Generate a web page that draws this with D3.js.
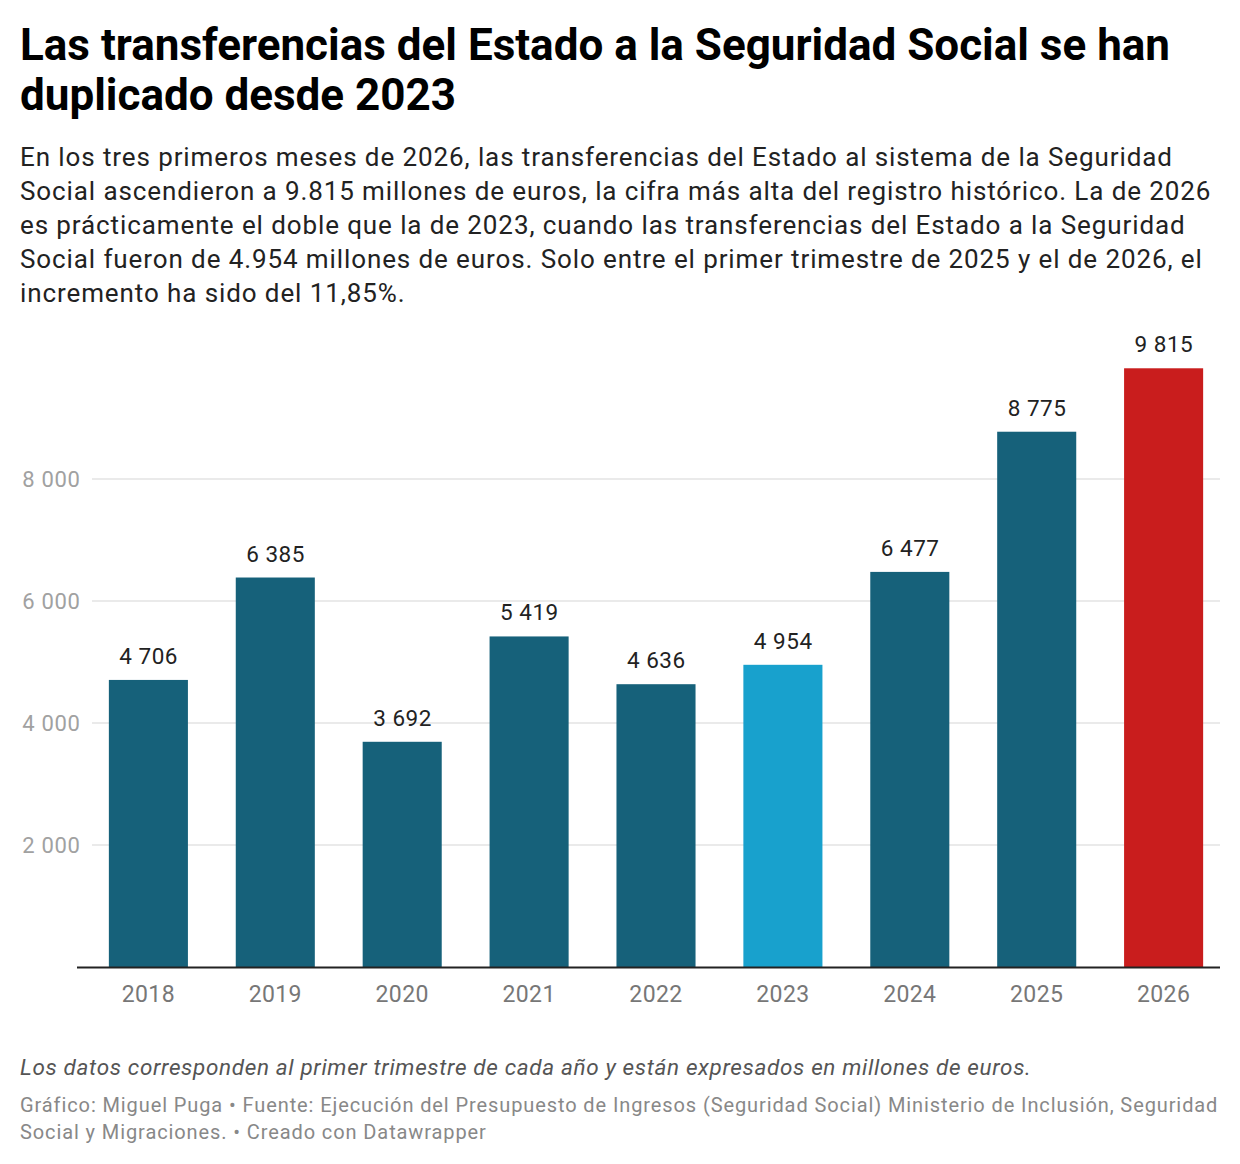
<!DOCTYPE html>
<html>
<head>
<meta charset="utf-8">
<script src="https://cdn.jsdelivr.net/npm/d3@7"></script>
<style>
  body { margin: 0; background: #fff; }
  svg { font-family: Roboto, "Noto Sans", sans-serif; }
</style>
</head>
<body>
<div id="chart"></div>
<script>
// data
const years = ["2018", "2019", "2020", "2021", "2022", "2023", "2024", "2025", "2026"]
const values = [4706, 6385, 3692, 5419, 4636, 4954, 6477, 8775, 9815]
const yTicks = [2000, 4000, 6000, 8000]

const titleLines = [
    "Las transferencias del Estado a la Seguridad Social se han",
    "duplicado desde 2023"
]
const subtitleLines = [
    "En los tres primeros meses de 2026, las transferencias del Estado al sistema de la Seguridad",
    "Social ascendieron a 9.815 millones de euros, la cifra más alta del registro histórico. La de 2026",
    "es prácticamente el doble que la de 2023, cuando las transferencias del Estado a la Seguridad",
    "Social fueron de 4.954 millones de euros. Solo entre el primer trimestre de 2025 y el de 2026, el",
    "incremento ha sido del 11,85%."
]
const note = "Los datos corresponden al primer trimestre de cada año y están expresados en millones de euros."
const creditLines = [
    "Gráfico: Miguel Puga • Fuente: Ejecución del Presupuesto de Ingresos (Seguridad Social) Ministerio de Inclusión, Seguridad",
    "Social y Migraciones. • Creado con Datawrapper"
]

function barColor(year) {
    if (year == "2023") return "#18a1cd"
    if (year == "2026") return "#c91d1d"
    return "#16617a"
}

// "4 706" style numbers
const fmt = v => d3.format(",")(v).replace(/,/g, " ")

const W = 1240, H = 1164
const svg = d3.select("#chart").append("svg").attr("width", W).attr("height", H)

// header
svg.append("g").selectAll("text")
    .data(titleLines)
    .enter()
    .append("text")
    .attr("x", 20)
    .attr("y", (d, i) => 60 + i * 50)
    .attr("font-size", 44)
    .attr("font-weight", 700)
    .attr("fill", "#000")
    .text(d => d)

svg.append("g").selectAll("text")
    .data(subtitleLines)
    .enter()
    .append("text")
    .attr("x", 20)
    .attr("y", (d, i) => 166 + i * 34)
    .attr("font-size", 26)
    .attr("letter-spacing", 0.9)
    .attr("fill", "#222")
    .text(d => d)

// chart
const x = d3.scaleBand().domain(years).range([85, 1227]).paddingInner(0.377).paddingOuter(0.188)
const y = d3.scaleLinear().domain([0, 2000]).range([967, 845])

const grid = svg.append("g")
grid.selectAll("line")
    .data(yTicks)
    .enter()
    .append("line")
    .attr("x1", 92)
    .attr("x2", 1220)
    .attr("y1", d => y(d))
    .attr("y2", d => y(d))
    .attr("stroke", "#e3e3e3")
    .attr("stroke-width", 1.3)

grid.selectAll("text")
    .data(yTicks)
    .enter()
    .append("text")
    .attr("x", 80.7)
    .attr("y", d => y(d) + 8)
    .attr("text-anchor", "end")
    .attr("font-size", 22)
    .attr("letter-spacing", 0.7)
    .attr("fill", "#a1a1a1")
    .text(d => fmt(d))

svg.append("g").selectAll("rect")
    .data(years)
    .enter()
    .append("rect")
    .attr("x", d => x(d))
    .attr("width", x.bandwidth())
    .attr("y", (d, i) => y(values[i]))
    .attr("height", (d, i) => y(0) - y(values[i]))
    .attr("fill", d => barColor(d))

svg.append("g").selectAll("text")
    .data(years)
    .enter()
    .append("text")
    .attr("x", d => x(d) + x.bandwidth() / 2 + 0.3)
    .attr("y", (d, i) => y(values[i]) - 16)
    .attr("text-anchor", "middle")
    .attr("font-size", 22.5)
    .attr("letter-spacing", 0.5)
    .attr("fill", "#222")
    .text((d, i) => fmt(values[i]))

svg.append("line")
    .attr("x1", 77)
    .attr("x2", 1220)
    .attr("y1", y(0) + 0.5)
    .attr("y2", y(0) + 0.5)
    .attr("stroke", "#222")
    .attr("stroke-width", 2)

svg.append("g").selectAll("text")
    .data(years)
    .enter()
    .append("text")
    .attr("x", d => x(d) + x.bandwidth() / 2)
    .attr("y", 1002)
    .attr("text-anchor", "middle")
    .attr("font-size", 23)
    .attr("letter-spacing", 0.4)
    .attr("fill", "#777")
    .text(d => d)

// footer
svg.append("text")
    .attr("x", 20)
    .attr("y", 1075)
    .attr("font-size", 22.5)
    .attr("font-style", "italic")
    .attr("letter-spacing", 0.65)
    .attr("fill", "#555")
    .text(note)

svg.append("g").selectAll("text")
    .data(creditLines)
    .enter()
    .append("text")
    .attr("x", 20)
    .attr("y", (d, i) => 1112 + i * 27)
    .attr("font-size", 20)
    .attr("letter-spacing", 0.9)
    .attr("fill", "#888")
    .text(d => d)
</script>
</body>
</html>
##########
Task to complete: Reproduce the full material exactly, excluding the pictures.

Problem solution:
Generate a web page that draws this with D3.js.
<!DOCTYPE html>
<html>
<head>
<meta charset="utf-8">
<script src="https://cdn.jsdelivr.net/npm/d3@7"></script>
<style>
  body { margin: 0; background: #fff; }
  svg { font-family: Roboto, "Noto Sans", sans-serif; }
</style>
</head>
<body>
<div id="chart"></div>
<script>
// data
const years = ["2018", "2019", "2020", "2021", "2022", "2023", "2024", "2025", "2026"]
const values = [4706, 6385, 3692, 5419, 4636, 4954, 6477, 8775, 9815]
const yTicks = [2000, 4000, 6000, 8000]

const titleLines = [
    "Las transferencias del Estado a la Seguridad Social se han",
    "duplicado desde 2023"
]
const subtitleLines = [
    "En los tres primeros meses de 2026, las transferencias del Estado al sistema de la Seguridad",
    "Social ascendieron a 9.815 millones de euros, la cifra más alta del registro histórico. La de 2026",
    "es prácticamente el doble que la de 2023, cuando las transferencias del Estado a la Seguridad",
    "Social fueron de 4.954 millones de euros. Solo entre el primer trimestre de 2025 y el de 2026, el",
    "incremento ha sido del 11,85%."
]
const note = "Los datos corresponden al primer trimestre de cada año y están expresados en millones de euros."
const creditLines = [
    "Gráfico: Miguel Puga • Fuente: Ejecución del Presupuesto de Ingresos (Seguridad Social) Ministerio de Inclusión, Seguridad",
    "Social y Migraciones. • Creado con Datawrapper"
]

function barColor(year) {
    if (year == "2023") return "#18a1cd"
    if (year == "2026") return "#c91d1d"
    return "#16617a"
}

// "4 706" style numbers
const fmt = v => d3.format(",")(v).replace(/,/g, " ")

const W = 1240, H = 1164
const svg = d3.select("#chart").append("svg").attr("width", W).attr("height", H)

// header
svg.append("g").selectAll("text")
    .data(titleLines)
    .enter()
    .append("text")
    .attr("x", 20)
    .attr("y", (d, i) => 60 + i * 50)
    .attr("font-size", 44)
    .attr("font-weight", 700)
    .attr("fill", "#000")
    .text(d => d)

svg.append("g").selectAll("text")
    .data(subtitleLines)
    .enter()
    .append("text")
    .attr("x", 20)
    .attr("y", (d, i) => 166 + i * 34)
    .attr("font-size", 26)
    .attr("letter-spacing", 0.9)
    .attr("fill", "#222")
    .text(d => d)

// chart
const x = d3.scaleBand().domain(years).range([85, 1227]).paddingInner(0.377).paddingOuter(0.188)
const y = d3.scaleLinear().domain([0, 2000]).range([967, 845])

const grid = svg.append("g")
grid.selectAll("line")
    .data(yTicks)
    .enter()
    .append("line")
    .attr("x1", 92)
    .attr("x2", 1220)
    .attr("y1", d => y(d))
    .attr("y2", d => y(d))
    .attr("stroke", "#e3e3e3")
    .attr("stroke-width", 1.3)

grid.selectAll("text")
    .data(yTicks)
    .enter()
    .append("text")
    .attr("x", 80.7)
    .attr("y", d => y(d) + 8)
    .attr("text-anchor", "end")
    .attr("font-size", 22)
    .attr("letter-spacing", 0.7)
    .attr("fill", "#a1a1a1")
    .text(d => fmt(d))

svg.append("g").selectAll("rect")
    .data(years)
    .enter()
    .append("rect")
    .attr("x", d => x(d))
    .attr("width", x.bandwidth())
    .attr("y", (d, i) => y(values[i]))
    .attr("height", (d, i) => y(0) - y(values[i]))
    .attr("fill", d => barColor(d))

svg.append("g").selectAll("text")
    .data(years)
    .enter()
    .append("text")
    .attr("x", d => x(d) + x.bandwidth() / 2 + 0.3)
    .attr("y", (d, i) => y(values[i]) - 16)
    .attr("text-anchor", "middle")
    .attr("font-size", 22.5)
    .attr("letter-spacing", 0.5)
    .attr("fill", "#222")
    .text((d, i) => fmt(values[i]))

svg.append("line")
    .attr("x1", 77)
    .attr("x2", 1220)
    .attr("y1", y(0) + 0.5)
    .attr("y2", y(0) + 0.5)
    .attr("stroke", "#222")
    .attr("stroke-width", 2)

svg.append("g").selectAll("text")
    .data(years)
    .enter()
    .append("text")
    .attr("x", d => x(d) + x.bandwidth() / 2)
    .attr("y", 1002)
    .attr("text-anchor", "middle")
    .attr("font-size", 23)
    .attr("letter-spacing", 0.4)
    .attr("fill", "#777")
    .text(d => d)

// footer
svg.append("text")
    .attr("x", 20)
    .attr("y", 1075)
    .attr("font-size", 22.5)
    .attr("font-style", "italic")
    .attr("letter-spacing", 0.65)
    .attr("fill", "#555")
    .text(note)

svg.append("g").selectAll("text")
    .data(creditLines)
    .enter()
    .append("text")
    .attr("x", 20)
    .attr("y", (d, i) => 1112 + i * 27)
    .attr("font-size", 20)
    .attr("letter-spacing", 0.9)
    .attr("fill", "#888")
    .text(d => d)
</script>
</body>
</html>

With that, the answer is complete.